From meeting with church and other community leaders to organize exchanges to collecting and analyzing data on energy savings, I kept quite busy through my last semester of college. Yet the work was worth the overwhelming success and visible results. We exchanged light bulbs with over 800 individuals, impacting the energy use over 1,800 Oberlin residents. That’s almost one quarter of the population of the City of Oberlin! We estimate that these light bulbs resulted in the reduction of 6,500 tons of CO2 emissions, a carbon offset that can be credited towards the college. This program is the first, of hopefully many, local carbon offset programs in Oberlin where money and resources from the College can benefit the community and carbon savings can be credited towards the College’s goal of carbon neutrality.

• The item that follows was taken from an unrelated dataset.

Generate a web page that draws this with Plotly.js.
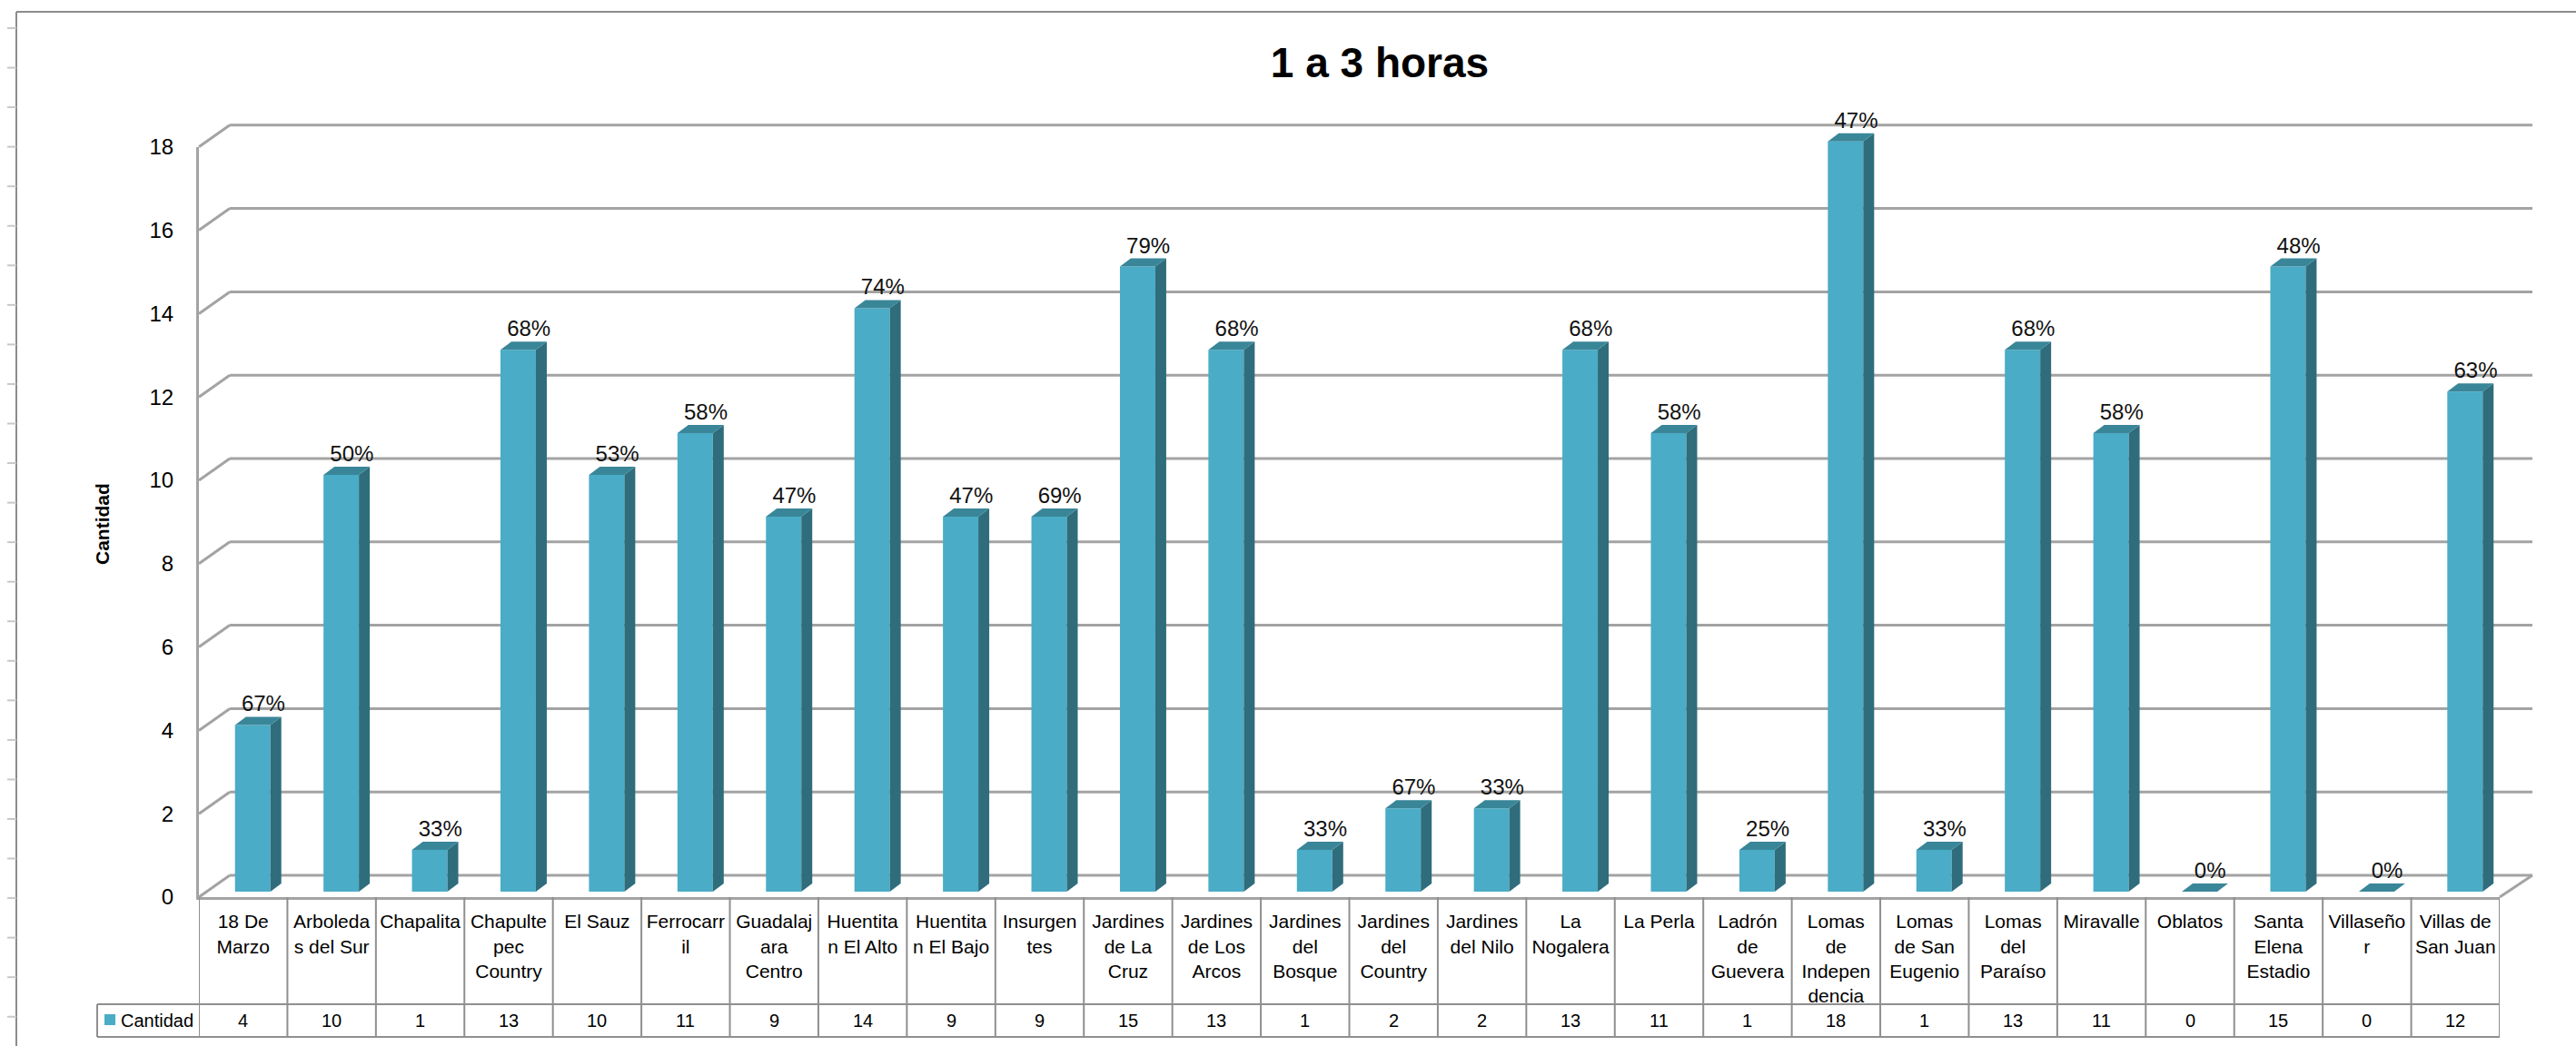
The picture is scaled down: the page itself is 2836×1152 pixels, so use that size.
<!DOCTYPE html>
<html>
<head>
<meta charset="utf-8">
<script src="https://cdn.plot.ly/plotly-3.0.1.min.js"></script>
<style>html,body{margin:0;padding:0;background:#fff;}#chart{width:2836px;height:1152px;}</style>
</head>
<body>
<div id="chart"></div>
<script>
// ---------- DATA ----------
const categories = ["18 De Marzo","Arboledas del Sur","Chapalita","Chapultepec Country","El Sauz","Ferrocarril","Guadalajara Centro","Huentitan El Alto","Huentitan El Bajo","Insurgentes","Jardines de La Cruz","Jardines de Los Arcos","Jardines del Bosque","Jardines del Country","Jardines del Nilo","La Nogalera","La Perla","Ladrón de Guevera","Lomas de Independencia","Lomas de San Eugenio","Lomas del Paraíso","Miravalle","Oblatos","Santa Elena Estadio","Villaseñor","Villas de San Juan"];
const categoryLabels = ["18 De<br>Marzo","Arboleda<br>s del Sur","Chapalita","Chapulte<br>pec<br>Country","El Sauz","Ferrocarr<br>il","Guadalaj<br>ara<br>Centro","Huentita<br>n El Alto","Huentita<br>n El Bajo","Insurgen<br>tes","Jardines<br>de La<br>Cruz","Jardines<br>de Los<br>Arcos","Jardines<br>del<br>Bosque","Jardines<br>del<br>Country","Jardines<br>del Nilo","La<br>Nogalera","La Perla","Ladrón<br>de<br>Guevera","Lomas<br>de<br>Indepen<br>dencia","Lomas<br>de San<br>Eugenio","Lomas<br>del<br>Paraíso","Miravalle","Oblatos","Santa<br>Elena<br>Estadio","Villaseño<br>r","Villas de<br>San Juan"];
const cantidad = [4,10,1,13,10,11,9,14,9,9,15,13,1,2,2,13,11,1,18,1,13,11,0,15,0,12];
const porcentajes = ["67%","50%","33%","68%","53%","58%","47%","74%","47%","69%","79%","68%","33%","67%","33%","68%","58%","25%","47%","33%","68%","58%","0%","48%","0%","63%"];
const seriesName = "Cantidad";
const chartTitle = "1 a 3 horas";
const yAxisTitle = "Cantidad";
const yMax = 18, yStep = 2;

// ---------- GEOMETRY / STYLE ----------
const W = 2836, H = 1152;
const U = 45.9;                       // px per unit
const FL = 219, FR = 2752;            // front plane left/right px
const CW = (FR - FL) / categories.length;
const FRONT0 = 988, BACK0 = 964, BAR0 = 982;
const BACKDX = 34, BARDX = 10.5;
const px = p => p / W;
const py = p => 1 - p / H;
const ydom = (zero, lo, hi) => [py(zero - lo * U), py(zero - hi * U)];
const FONT = "Liberation Sans, Arial, sans-serif";
const C_FRONT = "#4aacc6", C_SIDE = "#2f6d7c", C_TOP = "#3a8699";
const C_GRID = "#a3a3a3", C_TABLE = "#8f8f8f", C_BORDER = "#8c8c8c";

const idx = categories.map((_, i) => i);
const hw = 0.2;                  // half bar width (category units)
const dxu = 12 / CW, dyu = 9 / U; // bar depth

// side & top faces, derived from the data values
const sideX = [], sideY = [], topX = [], topY = [];
cantidad.forEach((v, i) => {
  sideX.push(i + hw, i + hw + dxu, i + hw + dxu, i + hw, null);
  sideY.push(0, dyu, v + dyu, v, null);
  topX.push(i - hw, i + hw, i + hw + dxu, i - hw + dxu, null);
  topY.push(v, v, v + dyu, v + dyu, null);
});

const traces = [
  {type: "bar", name: seriesName, x: idx, y: cantidad, width: 2 * hw,
   marker: {color: C_FRONT, line: {width: 0}}, xaxis: "x3", yaxis: "y3", hoverinfo: "skip", showlegend: false},
  {type: "scatter", mode: "lines", x: sideX, y: sideY, fill: "toself", fillcolor: C_SIDE,
   line: {width: 0, color: C_SIDE}, xaxis: "x3", yaxis: "y3", hoverinfo: "skip", showlegend: false},
  {type: "scatter", mode: "lines", x: topX, y: topY, fill: "toself", fillcolor: C_TOP,
   line: {width: 0, color: C_TOP}, xaxis: "x3", yaxis: "y3", hoverinfo: "skip", showlegend: false},
  {type: "scatter", mode: "text", x: idx.map(i => i + 0.12), y: cantidad.map(v => v + dyu),
   text: porcentajes, textposition: "top center", cliponaxis: false,
   textfont: {family: FONT, size: 24, color: "#111"}, xaxis: "x3", yaxis: "y3", hoverinfo: "skip", showlegend: false}
];

// ---------- SHAPES (frame, table) ----------
const shapes = [];
// chart border
shapes.push({type: "line", xref: "paper", yref: "paper", x0: px(18), x1: 1, y0: py(13), y1: py(13), line: {color: C_BORDER, width: 2}});
shapes.push({type: "line", xref: "paper", yref: "paper", x0: px(18), x1: px(18), y0: py(13), y1: 0, line: {color: C_BORDER, width: 2}});
for (let y = 31; y < H; y += 43.55) {
  shapes.push({type: "line", xref: "paper", yref: "paper", x0: px(8), x1: px(18), y0: py(y), y1: py(y), line: {color: "#c8c8c8", width: 2}});
}
// back-wall gridlines and left-wall diagonals, at each y tick
for (let v = 0; v <= yMax; v += yStep) {
  const yf = FRONT0 - v * U, yb = BACK0 - v * U;
  shapes.push({type: "line", layer: "below", xref: "paper", yref: "paper", x0: px(FL + BACKDX), x1: px(FR + BACKDX + 2), y0: py(yb), y1: py(yb), line: {color: C_GRID, width: 3}});
  shapes.push({type: "line", layer: "below", xref: "paper", yref: "paper", x0: px(FL), x1: px(FL + BACKDX), y0: py(yf), y1: py(yb), line: {color: C_GRID, width: 3}});
}
// floor right diagonal
shapes.push({type: "line", layer: "below", xref: "paper", yref: "paper", x0: px(FR), x1: px(FR + BACKDX + 2), y0: py(FRONT0), y1: py(BACK0), line: {color: C_GRID, width: 3}});
// table
const T_MID = 1106, T_BOT = 1142, T_LEG = 107;
for (let i = 0; i <= categories.length; i++) {
  shapes.push({type: "line", xref: "x", yref: "paper", x0: i - 0.5, x1: i - 0.5, y0: py(FRONT0), y1: py(T_BOT), line: {color: C_TABLE, width: 2}});
}
shapes.push({type: "line", xref: "paper", yref: "paper", x0: px(T_LEG), x1: px(FR), y0: py(T_MID), y1: py(T_MID), line: {color: C_TABLE, width: 2}});
shapes.push({type: "line", xref: "paper", yref: "paper", x0: px(T_LEG), x1: px(FR), y0: py(T_BOT), y1: py(T_BOT), line: {color: C_TABLE, width: 2}});
shapes.push({type: "line", xref: "paper", yref: "paper", x0: px(T_LEG), x1: px(T_LEG), y0: py(T_MID), y1: py(T_BOT), line: {color: C_TABLE, width: 2}});
// legend key square
shapes.push({type: "rect", xref: "paper", yref: "paper", x0: px(115), x1: px(127), y0: py(1117), y1: py(1129), fillcolor: C_FRONT, line: {width: 0}});

// ---------- ANNOTATIONS ----------
const annotations = cantidad.map((v, i) => ({
  xref: "x", yref: "paper", x: i, y: py((T_MID + T_BOT) / 2), text: String(v), showarrow: false,
  xanchor: "center", yanchor: "middle", font: {family: FONT, size: 20, color: "#000"}
}));
annotations.push({xref: "paper", yref: "paper", x: px(131), y: py((T_MID + T_BOT) / 2), text: seriesName, showarrow: false,
  xanchor: "left", yanchor: "middle", font: {family: FONT, size: 20, color: "#000"}});
annotations.push({xref: "paper", yref: "paper", x: px(112), y: py(577), text: "<b>" + yAxisTitle + "</b>", textangle: -90, showarrow: false,
  xanchor: "center", yanchor: "middle", font: {family: FONT, size: 21, color: "#000"}});

const layout = {
  width: W, height: H, margin: {l: 0, r: 0, t: 0, b: 0, pad: 0},
  paper_bgcolor: "#ffffff", plot_bgcolor: "rgba(0,0,0,0)", showlegend: false,
  title: {text: "<b>" + chartTitle + "</b>", x: 1519 / W, xref: "paper", xanchor: "center", y: py(69), yref: "container", yanchor: "middle",
          font: {family: FONT, size: 46, color: "#000"}},
  // front plane
  xaxis: {domain: [px(FL), px(FR)], range: [-0.5, categories.length - 0.5], anchor: "y",
          tickmode: "array", tickvals: idx, ticktext: categoryLabels, ticks: "", ticklabelstandoff: 6,
          tickfont: {family: FONT, size: 21, color: "#000"}, showgrid: false, zeroline: false,
          showline: true, linecolor: C_GRID, linewidth: 3, fixedrange: true},
  yaxis: {domain: ydom(FRONT0, 0, yMax), range: [0, yMax], anchor: "x", dtick: yStep, tick0: 0,
          ticks: "", ticklabelstandoff: 20, tickfont: {family: FONT, size: 24, color: "#000"},
          showgrid: false, zeroline: false, showline: true, linecolor: C_GRID, linewidth: 3, fixedrange: true},
  // bar plane
  xaxis3: {domain: [px(FL + BARDX), px(FR + BARDX)], range: [-0.5, categories.length - 0.5], anchor: "y3", visible: false, fixedrange: true},
  yaxis3: {domain: ydom(BAR0, -0.2, 20), range: [-0.2, 20], anchor: "x3", visible: false, fixedrange: true},
  shapes: shapes, annotations: annotations
};

Plotly.newPlot("chart", traces, layout, {displayModeBar: false, staticPlot: true});
</script>
</body>
</html>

Ten months, 10,000 light bulbs, and one bachelor’s degree later, I still look on this project in some sense as something that happened to me rather than the clear goal of a set of choices I made as a student. However, this is something that for me has come to define Oberlin. Oberlin is the kind of place where my advisor knows me well enough to understand my capabilities and to trust me to take on an important project with minimal oversight, where a professor I knew for only two months would lend me her Prius, where I can readily connect with community leaders outside of the college, where I can find opportunities to put my education to practical use and achieve tangible goals, and where these opportunities are unexpected, challenging, and gratifying. Oberlin is Oberlin, and that is precisely why I am still here.